Parental Control of Mott-Insulating La2CuO4
By Johan Chang, University of Zürich
Based on article published in Nature Communications
Exposed to pressure, the lattice parameters of a material generally shrink. In turn, the electronic nearest neighbour hopping integral t increases, due to larger orbital overlap. In a Mott insulator this enhancement can trigger a bandwidth-controlled insulator-to-metal transition. Indeed, the ratio, U/t, of the electron-electron (Coulomb) interaction U and the hopping t may be driven below its critical value. This premise has led to prediction of a pressure-induced insulator-to-metal transition in hypothetical solid hydrogen. Experimentally, pressure-induced metallisations have been realised, e.g., in NiS2 and organic salts. However, besides its impact on the bandwidth, pressure also influences (in a complex fashion) the electron-electron interaction U—an effect that has received little attention so far. The fate of Mott insulators exposed to external pressure therefore remains an interesting (and unresolved) problem to consider.

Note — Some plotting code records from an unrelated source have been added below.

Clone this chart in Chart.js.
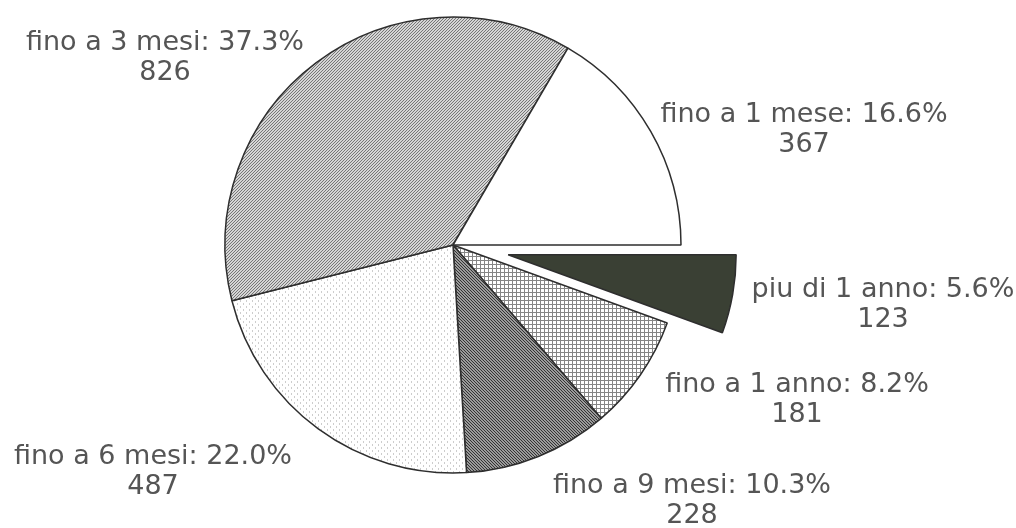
<!DOCTYPE html>
<html>
<head>
<meta charset="utf-8">
<script src="https://cdn.jsdelivr.net/npm/chart.js@4"></script>
<style>
  html, body { margin: 0; padding: 0; background: #fff; }
  canvas { display: block; }
</style>
</head>
<body>
<canvas id="pie" width="1016" height="528"></canvas>
<script>
// slices, clockwise from 3 o'clock
const categories = ["piu di 1 anno", "fino a 1 anno", "fino a 9 mesi", "fino a 6 mesi", "fino a 3 mesi", "fino a 1 mese"];
const counts = [123, 181, 228, 487, 826, 367];

// pulled-out distance per slice (px)
const explode = [56, 0, 0, 0, 0, 0];
// label centre of first text line
const labelAnchors = [[883, 290], [797, 385], [692, 486], [153, 457], [165, 43], [804, 115]];

function makePattern(size, paint) {
  const c = document.createElement("canvas");
  c.width = size; c.height = size;
  const g = c.getContext("2d");
  g.fillStyle = "#fff";
  g.fillRect(0, 0, size, size);
  paint(g, size);
  return g.createPattern(c, "repeat");
}

/* fills */
const diagUp = makePattern(3, (g, s) => {
  g.strokeStyle = "#707070"; g.lineWidth = 1.1;
  g.beginPath();
  g.moveTo(0, s); g.lineTo(s, 0);
  g.moveTo(-1, 1); g.lineTo(1, -1);
  g.moveTo(s - 1, s + 1); g.lineTo(s + 1, s - 1);
  g.stroke();
});
const diagDown = makePattern(3, (g, s) => {
  g.strokeStyle = "#333333"; g.lineWidth = 1.4;
  g.beginPath();
  g.moveTo(0, 0); g.lineTo(s, s);
  g.moveTo(-1, s - 1); g.lineTo(1, s + 1);
  g.moveTo(s - 1, -1); g.lineTo(s + 1, 1);
  g.stroke();
});
const grid = makePattern(4, (g, s) => {
  g.fillStyle = "#858585";
  g.fillRect(0, 0, s, 1);
  g.fillRect(0, 0, 1, s);
});
const dotted = makePattern(6, (g, s) => {
  g.fillStyle = "#cdcdcd";
  g.fillRect(0, 0, 1, 2);
  g.fillRect(3, 3, 1, 2);
});

const fills = ["#3a4034", grid, diagDown, dotted, diagUp, "#ffffff"];

const explodePlugin = {
  id: "explode",
  beforeDatasetDraw(chart, args) {
    const ctx = chart.ctx;
    args.meta.data.forEach((arc, i) => {
      ctx.save();
      const d = explode[i] || 0;
      if (d) {
        const mid = (arc.startAngle + arc.endAngle) / 2;
        ctx.translate(Math.cos(mid) * d, Math.sin(mid) * d);
      }
      arc.draw(ctx, chart.chartArea);
      ctx.restore();
    });
    return false;
  }
};

const total = counts.reduce((a, b) => a + b, 0);

const labelPlugin = {
  id: "sliceLabels",
  afterDraw(chart) {
    const ctx = chart.ctx;
    ctx.save();
    ctx.font = "27px 'DejaVu Sans'";
    ctx.fillStyle = "#555555";
    ctx.textAlign = "center";
    ctx.textBaseline = "middle";
    categories.forEach((name, i) => {
      const [x, y] = labelAnchors[i];
      const pct = (counts[i] / total * 100).toFixed(1);
      ctx.fillText(name + ": " + pct + "%", x, y);
      ctx.fillText(String(counts[i]), x, y + 30);
    });
    ctx.restore();
  }
};

new Chart(document.getElementById("pie"), {
  type: "pie",
  data: {
    labels: categories,
    datasets: [{
      data: counts,
      backgroundColor: fills,
      borderColor: "#2e2e2e",
      borderWidth: 1.5
    }]
  },
  options: {
    responsive: false,
    animation: false,
    rotation: 90,
    radius: 228,
    layout: { padding: { left: 0, right: 110, top: 0, bottom: 38 } },
    plugins: {
      legend: { display: false },
      tooltip: { enabled: false }
    }
  },
  plugins: [explodePlugin, labelPlugin]
});
</script>
</body>
</html>
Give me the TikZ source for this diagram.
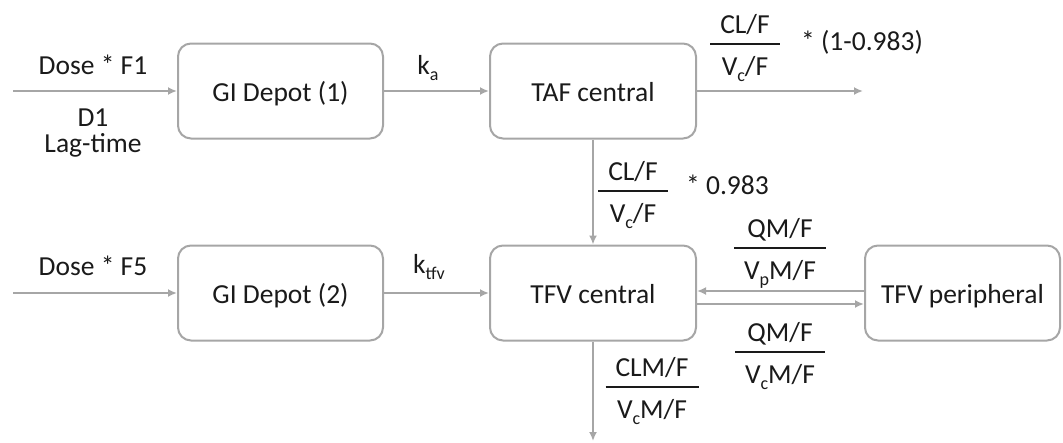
\documentclass[tikz,border=0pt]{standalone}
\usepackage{fontspec}
\setmainfont{Carlito}
\usetikzlibrary{arrows.meta}
\definecolor{linegray}{RGB}{166,166,166}
\definecolor{txt}{RGB}{26,26,26}
\newcommand\mysub[1]{\raisebox{-6pt}{\fontsize{18}{20}\selectfont #1}}
\newcommand\myfr[2]{{\setlength\arrayrulewidth{2pt}\begin{tabular}{@{\hspace{10pt}}c@{\hspace{10pt}}}#1\\\hline\rule{0pt}{30pt}#2\end{tabular}}}
\begin{document}
\begin{tikzpicture}[x=1pt,y=-1pt,
  every node/.style={font=\fontsize{27.5}{33}\selectfont, text=txt, inner sep=0pt},
  box/.style={draw=linegray, line width=2pt, rounded corners=13pt, minimum height=95pt, text height=20pt, text depth=0pt},
  arr/.style={draw=linegray, line width=2pt, -{Latex[length=9pt,width=8pt]}},
]
\useasboundingbox (0,0) rectangle (1063,442);
% boxes
\node[box, minimum width=205pt] (gi1) at (280.5,91) {GI Depot (1)};
\node[box, minimum width=206pt] (taf) at (593,91) {TAF central};
\node[box, minimum width=205pt] (gi2) at (280.5,293) {GI Depot (2)};
\node[box, minimum width=206pt] (tfv) at (593,293) {TFV central};
\node[box, minimum width=195pt] (per) at (962.5,293) {TFV peripheral};
% free ends
\coordinate (in1) at (13,91);
\coordinate (in2) at (13,293);
\coordinate (out1) at (863,91);
\coordinate (out2) at (593,441);
% connectors
\draw[arr] (in1) -- (gi1.west);
\draw[arr] (gi1.east) -- (taf.west);
\draw[arr] (taf.east) -- (out1);
\draw[arr] (taf.south) -- (tfv.north);
\draw[arr] (in2) -- (gi2.west);
\draw[arr] (gi2.east) -- (tfv.west);
\draw[arr] ([yshift=2pt]per.west) -- ([yshift=2pt]tfv.east);
\draw[arr] ([yshift=-11pt]tfv.east) -- ([yshift=-11pt]per.west);
\draw[arr] (tfv.south) -- (out2);
% labels
\node (dose1) at (93,65) {Dose * F1};
\node[align=center] (lag) at (93,133) {D1\\[-7pt]Lag-time};
\node (ka) at (428,68.5) {k\mysub{a}};
\node (dose2) at (93,266) {Dose * F5};
\node (ktfv) at (429,267.5) {k\mysub{tfv}};
\node (f1) at (745,47.5) {\myfr{CL/F}{V\mysub{c}/F}};
\node[anchor=base west] (m1) at (801,50) {* (1-0.983)};
\node (f2) at (633,194.5) {\myfr{CL/F}{V\mysub{c}/F}};
\node[anchor=base west] (m2) at (686,194) {* 0.983};
\node (f3) at (780,251.5) {\myfr{QM/F}{V\mysub{p}M/F}};
\node (f4) at (780,355.5) {\myfr{QM/F}{V\mysub{c}M/F}};
\node (f5) at (652,390.5) {\myfr{CLM/F}{V\mysub{c}M/F}};
\end{tikzpicture}
\end{document}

In the case of layered copper-oxide materials (cuprates), superconductivity emerges once the Mott insulating state is doped away from half-filling. In fact, it is commonly believed that the Mott state is a precondition for cuprate high-temperature superconductivity. While the optimal doping has been established for all known cuprate systems, the ideal configuration—for superconductivity—of the parent Mott state has not been identified. Typically, it is reported that hydrostatic pressure has a positive effect on T. However, the microscopic origin of this finding remains elusive. In particular, how pressure influences the local Coulomb interaction U and the inter-site magnetic-exchange interaction—to lowest order—J = 4t2/U, is an unresolved problem.
We have carried out a combined x-ray absorption spectroscopy (XAS) and resonant inelastic x-ray scattering (RIXS) study of the La2CuO4 Mott insulating phase. By straining thin films, the crystal field environment, as well as the energy scales t and U that define the degree of electronic correlations, was tuned. In stark contrast to predictions for elementary hydrogen and observations on standard Mott insulating compounds, we demonstrate that U/t remains approximately constant with in-plane strain. In La2CuO4, both U and t are increasing with compressive strain. In-plane strain is therefore not pushing La2CuO4 closer to the metallisation limit. Instead, strain enhances the stiffness, i.e., the exchange interaction J. For superconductivity, originating from the anti-ferromagnetic pairing channel, the exchange interaction is a key energy scale. Our study demonstrates how Jeff can be controlled and enhanced with direct implications for the optimisation of superconductivity.